How does a community of about 6,000 scrape together enough fans for an entire sports league? Who watches the games and pays the players? If the magical world reflects the muggle world, then about 40% of wizards follow Quidditch and each team has about 185 fans total. The average pro game can’t possibly draw crowds larger than those at Hogwarts matches. Are there enough squibs and muggle relatives to double the number of people allowed to watch Quidditch? Do goblins and House-elves buy merch from their favorite teams? The town with one stoplight has no professional sports teams, much less a whole league. That would be absurd! It’s just not feasible for a community so small.
It’s equally ridiculous to imagine a community of 6,000 whose members don’t all know each other. People in my little town live their whole lives here. When the mayor announced that a man known as “Peanut” passed away, I may have been stifling giggles, but the people around me moaned about how his granny used to teach their Bible classes, and didn’t his cousin Patty just get bad news on her ultrasound?
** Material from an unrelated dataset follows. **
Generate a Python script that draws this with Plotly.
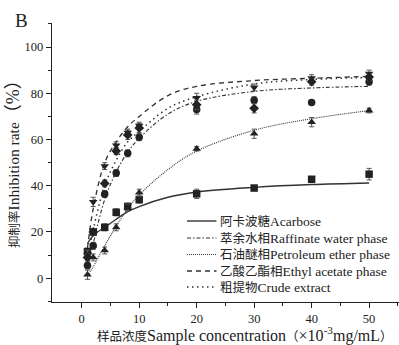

Most of them know the names, addresses, and family trees of half the county.
After years of small-town life, the wizarding world’s lack of realistic community dynamics is striking. Don’t they talk to each other? Where are everyone’s extended family and childhood friends? If the entire adult population works daily to maintain Hogsmeade, Hogwarts, Diagon Alley, the Ministry of Magic, and a professional sports league, then who is left to enjoy those things? And how do they not all know each other?
Maybe we can construct plausible in-universe explanations for all of these issues, but the simplest answer is obvious: these books were written by someone without experience living in a community like the one she was writing about, and she didn’t consider the implications of her world-building choices.
And so, dear reader, this is why the British-Irish Quidditch League haunts me endlessly. Can you save me from this nightmare? If you can help me make sense of it all – or if you just want to commiserate – please leave a comment.
* If you stick with 1000, the distant worldbuilding makes more sense, but the immediate narrative breaks. How can there be 1000 students if Harry’s year has only 40? The classes above and below would average 160 students. Can Harry’s class be so drastically smaller than average? Is Harry the most useless narrator ever, to have noticed such a small percentage of the people he sees every day? How could Hogwarts function with as few as 13 instructors for 1000 students? It’s more logical to assume 1000 was wrong, and 280 is closer to the truth.